V23B-3144
Geochronology and Geochemistry of Jurassic Magmatism in the Xing’an Block, Northeastern China: Implications for the Tectonic Evolution of the Paleo–Pacific Oceanic Plate
Tuesday, 15 December 2015
Poster Hall (Moscone South)
Yu Dong, Wenchun Ge, Hao Yang and Wenliang Xu, JLU Jilin University, Changchun, China
Abstract:
The Jurassic tectonic evolution and dynamic setting of the eastern part of the Central Asian Orogenic Belt (CAOB), however, remains controversial; some workers propose it was dominated by the subduction of the Paleo–Pacific oceanic plate, others suggest it experienced southwards subduction of the Mongol–Okhotsk oceanic plate.

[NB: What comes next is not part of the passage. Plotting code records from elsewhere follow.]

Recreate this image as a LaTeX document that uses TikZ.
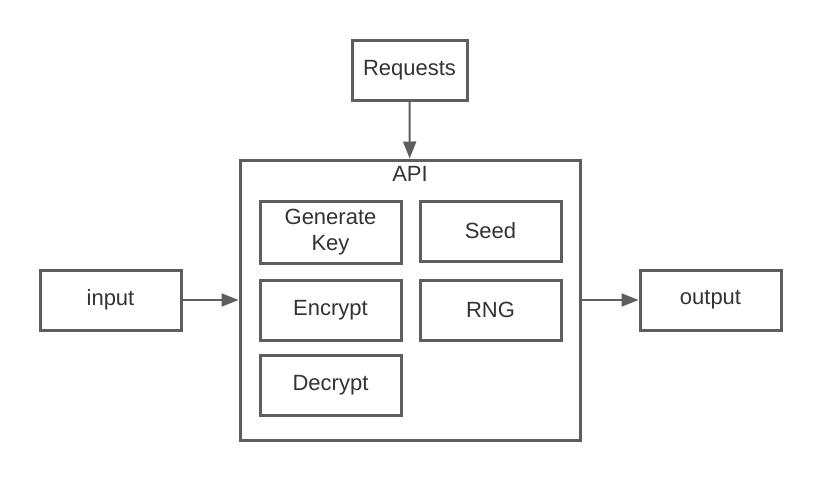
\documentclass[tikz,border=0pt]{standalone}
\usepackage{fontspec}
\setmainfont{Liberation Sans}
\usetikzlibrary{arrows.meta,positioning}

\definecolor{linegray}{HTML}{5E5E5E}
\definecolor{textgray}{HTML}{333333}

\tikzset{
  block/.style={draw=linegray, line width=3pt, fill=white, text=textgray,
    minimum width=141pt, minimum height=60pt, inner sep=3pt, align=center,
    font=\fontsize{22}{26}\selectfont},
  flow/.style={draw=linegray, line width=2pt, -{Triangle[length=17pt,width=13pt]}}
}

\begin{document}
\begin{tikzpicture}[x=1pt, y=-1pt]
  \useasboundingbox (0,0) rectangle (820,480);
  % outer boxes
  \node[block, minimum width=115pt] (requests) at (409.5,70) {Requests};
  \node[block, minimum width=340pt, minimum height=280pt,
        label={[anchor=base, yshift=-23pt, text=textgray,
                font=\fontsize{22}{26}\selectfont]north:API}] (api) at (410,300) {};
  \node[block] (input) at (110.5,300) {input};
  \node[block] (output) at (710.5,300) {output};
  % inside the API
  \node[block, minimum height=62pt] (genkey) at (330.5,232.5) {Generate\\Key};
  \node[block] (seed) at (490.5,231) {Seed};
  \node[block] (encrypt) at (330.5,310) {Encrypt};
  \node[block] (rng) at (490.5,310) {RNG};
  \node[block] (decrypt) at (330.5,385) {Decrypt};
  % connectors
  \draw[flow] (requests) -- (api);
  \draw[flow] (input) -- (api);
  \draw[flow] (api) -- (output);
\end{tikzpicture}
\end{document}
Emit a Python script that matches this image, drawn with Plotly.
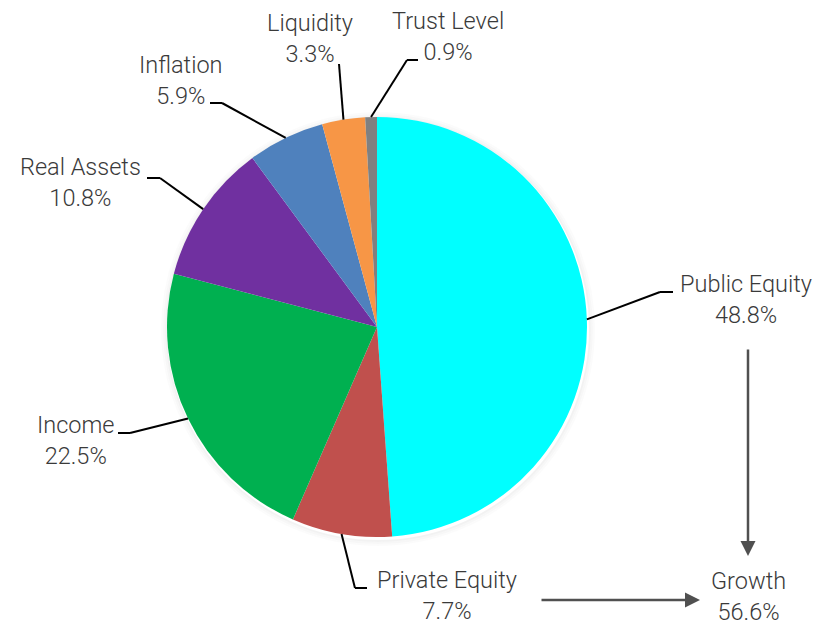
import math
import plotly.graph_objects as go

# ---- data ----
categories = ["Public Equity", "Private Equity", "Income", "Real Assets",
              "Inflation", "Liquidity", "Trust Level"]
values = [48.8, 7.7, 22.5, 10.8, 5.9, 3.3, 0.9]
colors = ["#00FFFF", "#C0504D", "#00B050", "#7030A0", "#4F81BD", "#F79646", "#808080"]
growth_label = "Growth"
growth_value = 56.6

# ---- layout constants (pixels) ----
W, H = 829, 627
CX, CY, R = 377, 327, 210

# label placement: (text center x, text center y, elbow x, elbow y, horizontal end x)
label_pos = {
    "Public Equity": (746, 299, 660, 292, 673),
    "Private Equity": (447, 595, 355, 588, 367),
    "Income": (75, 440, 130, 433, 118),
    "Real Assets": (80, 182, 160, 178, 147),
    "Inflation": (181, 80, 222, 103, 210),
    "Liquidity": (310, 38, 339, 64, 339),
    "Trust Level": (448, 36, 407, 60, 418),
}

FONT = dict(family="Roboto", size=23.5, color="#3a3a3a", weight=300)

fig = go.Figure()

# subtle shadow rings
for d, a in [(2, 0.05), (4, 0.03), (6, 0.015)]:
    fig.add_shape(type="circle", xref="x", yref="y",
                  x0=CX - R - d + 1, x1=CX + R + d + 1, y0=CY - R - d + 2, y1=CY + R + d + 2,
                  line=dict(color=f"rgba(0,0,0,{a})", width=2), fillcolor="rgba(0,0,0,0)",
                  layer="below")

fig.add_trace(go.Pie(
    labels=categories, values=values, sort=False, direction="clockwise", rotation=0,
    marker=dict(colors=colors, line=dict(width=0)),
    textinfo="none", hoverinfo="label+percent", showlegend=False,
    domain=dict(x=[(CX - R) / W, (CX + R) / W], y=[(H - CY - R) / H, (H - CY + R) / H]),
))

total = sum(values)
cum = 0.0
for name, v in zip(categories, values):
    mid = (cum + v / 2) / total * 2 * math.pi
    cum += v
    px = CX + R * math.sin(mid)
    py = CY - R * math.cos(mid)
    tx, ty, ex, ey, hx = label_pos[name]
    fig.add_shape(type="line", xref="x", yref="y", x0=px, y0=py, x1=ex, y1=ey,
                  line=dict(color="black", width=2))
    if hx != ex:
        fig.add_shape(type="line", xref="x", yref="y", x0=ex, y0=ey, x1=hx, y1=ey,
                      line=dict(color="black", width=2))
    fig.add_annotation(x=tx, y=ty, xref="x", yref="y", text=f"{name}<br>{v:.1f}%",
                       showarrow=False, font=FONT, align="center")

# growth label
fig.add_annotation(x=748, y=596, xref="x", yref="y",
                   text=f"{growth_label}<br>{growth_value:.1f}%",
                   showarrow=False, font=FONT, align="center")

# arrows
arrow_style = dict(showarrow=True, arrowhead=2, arrowsize=1.2, arrowwidth=2.5,
                   arrowcolor="#505050", text="", xref="x", yref="y", axref="x", ayref="y")
fig.add_annotation(x=748, y=556, ax=748, ay=348, **arrow_style)
fig.add_annotation(x=700, y=600, ax=540, ay=600, **arrow_style)

fig.update_layout(
    width=W, height=H, margin=dict(l=0, r=0, t=0, b=0),
    paper_bgcolor="white", plot_bgcolor="rgba(0,0,0,0)",
    xaxis=dict(range=[0, W], visible=False, domain=[0, 1], fixedrange=True),
    yaxis=dict(range=[H, 0], visible=False, domain=[0, 1], fixedrange=True),
)

fig.write_html("out.html")
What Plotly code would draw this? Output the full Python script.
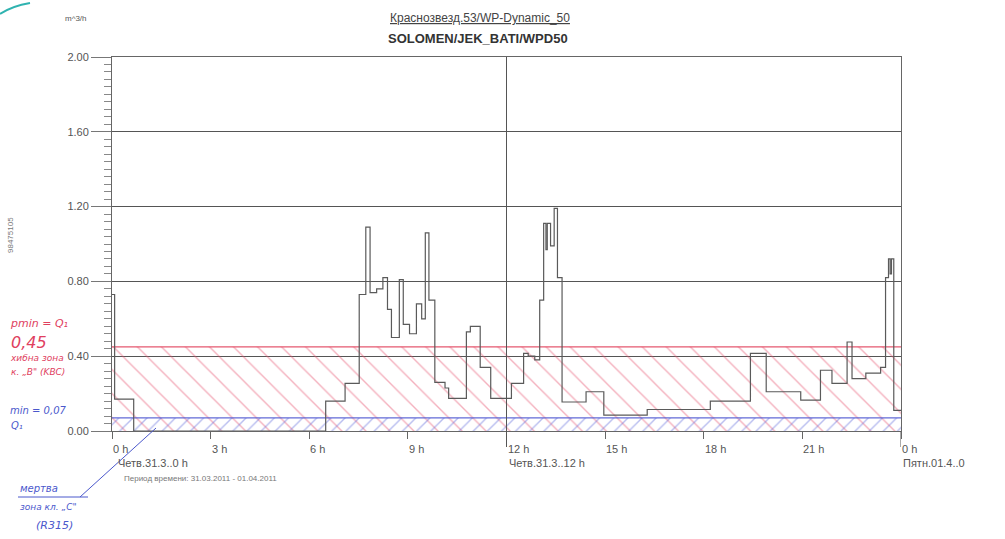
import plotly.graph_objects as go

# ---------------- data ----------------
hours = [0.00, 0.08, 0.66, 6.50, 7.09, 7.52, 7.72, 7.85, 8.05, 8.24, 8.38, 8.50, 8.74, 8.86,
         9.05, 9.26, 9.42, 9.53, 9.64, 9.82, 10.13, 10.24, 10.78, 10.90, 11.20, 11.52, 12.15,
         12.52, 12.66, 12.86, 13.01, 13.13, 13.20, 13.24, 13.34, 13.45, 13.55, 13.69, 14.42,
         14.96, 16.28, 18.20, 19.42, 19.90, 20.95, 21.55, 21.90, 22.36, 22.51, 22.93, 23.38,
         23.53, 23.62, 23.67, 23.71, 23.78, 24.00]
flow = [0.73, 0.17, 0.00, 0.16, 0.255, 0.73, 1.09, 0.74, 0.76, 0.82, 0.65, 0.50, 0.81, 0.57,
        0.52, 0.68, 0.60, 1.06, 0.70, 0.26, 0.23, 0.175, 0.53, 0.56, 0.34, 0.175, 0.255,
        0.415, 0.40, 0.38, 0.70, 1.11, 0.97, 1.11, 0.99, 1.19, 0.82, 0.155, 0.21,
        0.085, 0.115, 0.16, 0.415, 0.21, 0.165, 0.325, 0.255, 0.476, 0.28, 0.31, 0.34,
        0.82, 0.92, 0.84, 0.92, 0.11, 0.11]

band_work = 0.45      # Pmin = Q1 (red zone)
band_dead = 0.07      # min (blue zone)

y_ticks = [0.0, 0.4, 0.8, 1.2, 1.6, 2.0]
y_tick_text = ["0.00", "0.40", "0.80", "1.20", "1.60", "2.00"]
x_ticks = [0, 3, 6, 9, 12, 15, 18, 21, 24]
x_tick_text = ["0 h", "3 h", "6 h", "9 h", "12 h", "15 h", "18 h", "21 h", "0 h"]
day_labels = [(0, "Четв.31.3..0 h"), (12, "Четв.31.3..12 h"), (24, "Пятн.01.4..0")]

title1 = "Краснозвезд.53/WP-Dynamic_50"
title2 = "SOLOMEN/JEK_BATI/WPD50"
unit = "m^3/h"
period = "Период времени: 31.03.2011 - 01.04.2011"
serial = "98475105"

assert len(hours) == len(flow)

# ---------------- layout helpers ----------------
W, H = 1005, 539
L, R, T, B = 112, 104, 57, 108
PW, PH = W - L - R, H - T - B


def px(X):
    return (X - L) / PW


def py(Y):
    return (H - B - Y) / PH


FONT = "Liberation Sans, Arial, sans-serif"
RED = "#e0405e"
BLUE = "#4b58cc"

fig = go.Figure()

fig.add_trace(go.Scatter(
    x=[0, 24], y=[band_work, band_work], mode="lines", fill="tozeroy",
    line=dict(color="rgba(225,70,95,0.9)", width=1.3),
    fillcolor="rgba(0,0,0,0)",
    fillpattern=dict(shape="\\", fgcolor="rgba(230,80,108,0.9)", bgcolor="rgba(0,0,0,0)",
                     size=17, solidity=0.08),
    hoverinfo="skip", showlegend=False))

fig.add_trace(go.Scatter(
    x=[0, 24], y=[band_dead, band_dead], mode="lines", fill="tozeroy",
    line=dict(color="rgba(80,90,210,0.9)", width=1.2),
    fillcolor="rgba(0,0,0,0)",
    fillpattern=dict(shape="/", fgcolor="rgba(95,105,220,0.9)", bgcolor="rgba(0,0,0,0)",
                     size=10, solidity=0.14),
    hoverinfo="skip", showlegend=False))

fig.add_trace(go.Scatter(
    x=hours, y=flow, mode="lines", line=dict(color="#5a5a5a", width=1.2, shape="hv"),
    hoverinfo="skip", showlegend=False))

fig.update_xaxes(
    range=[0, 24], showgrid=False, zeroline=False, showline=True, mirror=True,
    linecolor="#666", linewidth=1, tickvals=x_ticks, ticktext=[""] * len(x_ticks),
    ticks="outside", ticklen=7, tickcolor="#666", showticklabels=False)

fig.update_yaxes(
    range=[0, 2.0], showgrid=True, gridcolor="#555", gridwidth=1, zeroline=False,
    showline=True, mirror=True, linecolor="#666", linewidth=1,
    tickvals=y_ticks, ticktext=y_tick_text, ticks="outside", ticklen=20,
    tickcolor="#777", ticklabelstandoff=0,
    tickfont=dict(family=FONT, size=11, color="#555"),
    minor=dict(dtick=0.04, ticks="outside", ticklen=7, tickcolor="#888", showgrid=False))

shapes = []
# vertical 12 h line
shapes.append(dict(type="line", xref="x", yref="paper", x0=12, x1=12, y0=py(447), y1=1,
                   line=dict(color="#555", width=1)))
shapes.append(dict(type="line", xref="x", yref="paper", x0=24, x1=24, y0=py(447), y1=0,
                   line=dict(color="#555", width=1)))
# handwritten pointer lines
shapes.append(dict(type="line", xref="paper", yref="paper", x0=px(80), y0=py(497),
                   x1=px(156), y1=py(428), line=dict(color=BLUE, width=1)))
shapes.append(dict(type="line", xref="paper", yref="paper", x0=px(18), y0=py(497),
                   x1=px(88), y1=py(497), line=dict(color=BLUE, width=1)))
# teal pen mark top-left
shapes.append(dict(type="path", xref="paper", yref="paper",
                   path=f"M {px(0)} {py(14)} Q {px(12)} {py(6)} {px(30)} {py(3)}",
                   line=dict(color="#2fb3b0", width=2)))

ann = []


def text(X, Y, s, size=10, color="#444", xanchor="left", angle=0, font=FONT):
    ann.append(dict(xref="paper", yref="paper", x=px(X), y=py(Y), text=s, showarrow=False,
                    xanchor=xanchor, yanchor="middle", textangle=angle,
                    font=dict(family=font, size=size, color=color)))


text(480, 18, f"<u>{title1}</u>", size=12, color="#444", xanchor="center")
text(478, 38, f"<b>{title2}</b>", size=13, color="#333", xanchor="center")
text(63, 18, unit, size=8, color="#555")
text(10, 235, serial, size=8, color="#777", xanchor="center", angle=-90)

for h, s in zip(x_ticks, x_tick_text):
    ann.append(dict(xref="x", yref="paper", x=h, y=py(449), text=s, showarrow=False,
                    xanchor="left", yanchor="middle", xshift=-1,
                    font=dict(family=FONT, size=11, color="#555")))
for h, s in day_labels:
    ann.append(dict(xref="x", yref="paper", x=h, y=py(463), text=s, showarrow=False,
                    xanchor="left", yanchor="middle", xshift=4 if h == 0 else 0,
                    font=dict(family=FONT, size=11, color="#555")))
text(122, 478, period, size=8, color="#777")

HF = "DejaVu Sans, sans-serif"
text(8, 323, "<i>pmin = Q₁</i>", size=11, color=RED, font=HF)
text(9, 342, "<i>0,45</i>", size=16, color=RED, font=HF)
text(8, 358, "<i>хибна зона</i>", size=9, color=RED, font=HF)
text(9, 372, "<i>к. „B\" (KBC)</i>", size=9, color=RED, font=HF)
text(8, 410, "<i>min = 0,07</i>", size=10, color=BLUE, font=HF)
text(9, 425, "<i>Q₁</i>", size=10, color=BLUE, font=HF)
text(18, 488, "<i>мертва</i>", size=10, color=BLUE, font=HF)
text(18, 507, "<i>зона кл. „C\"</i>", size=9, color=BLUE, font=HF)
text(34, 525, "<i>(R315)</i>", size=11, color=BLUE, font=HF)

fig.update_layout(
    width=W, height=H, margin=dict(l=L, r=R, t=T, b=B, pad=0),
    paper_bgcolor="white", plot_bgcolor="white",
    shapes=shapes, annotations=ann, showlegend=False)

fig.write_html("out.html", config={"displayModeBar": False},
               post_script="document.body.style.margin='0';document.body.style.padding='0';")
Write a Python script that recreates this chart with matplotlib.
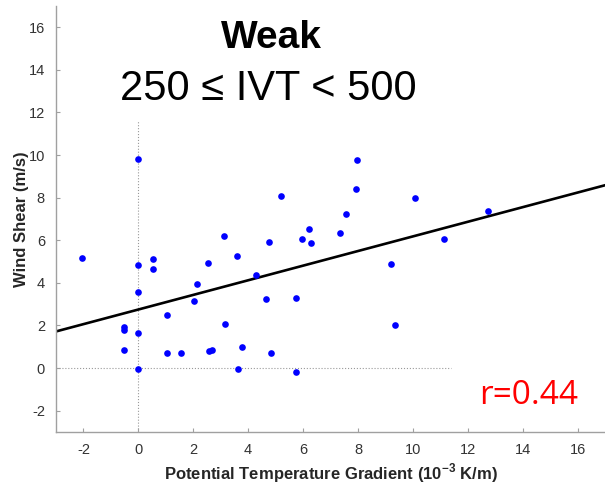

Thus, we undertook zircon U–Pb dating and geochemical analyses of the Jurassic intermediate–acidic intrusions in the Xing’an Block, with the aim of addressing the above mentioned question. Zircon U–Pb age dating demonstrates three stages of Jurassic magmatism in the study area: 180–177 Ma, 171–170 Ma, and ~151 Ma. Early Jurassic acidic rocks are dominated by calc–alkaline I–type granitoids containing high SiO2 and total Na2O+K2O, and are characterized by enrichment in light rare earth elements (LREEs) and depletion in heavy rare earth elements (HREEs) and high field strength elements (HFSEs; e.g., Nb, Ta, Ti, and P), indicating they formed in a subduction–related setting. Middle Jurassic intermediate–acidic rocks comprise two suites (Tuanjie and Shijing plutons), and the Tuanjie pluton was likely derived from partial melting of a depleted mantle wedge that was subsequently metasomatized by subduction–related fluids, suggesting that subduction–related processes indeed occurred beneath the study area in the Middle Jurassic. The rocks of Shijing pluton show geochemical affinities to rocks that form in subduction zones, with enrichment in LREEs and depletion in HREEs and Ba, Sr, Eu, Nb, Ta, P, Ti. Late Jurassic acidic intrusions contain high SiO2, Na2O+K2O, and Al2O3, and are strongly depleted in HREEs, indicating the magma was likely derived from partial melting of thickened crustal material, possibly caused by subduction–related processes. According to these findings and previous studies, we conclude that generation of the Jurassic intermediate–acidic intrusions in the study area was related to the subduction of the Paleo–Pacific oceanic plate.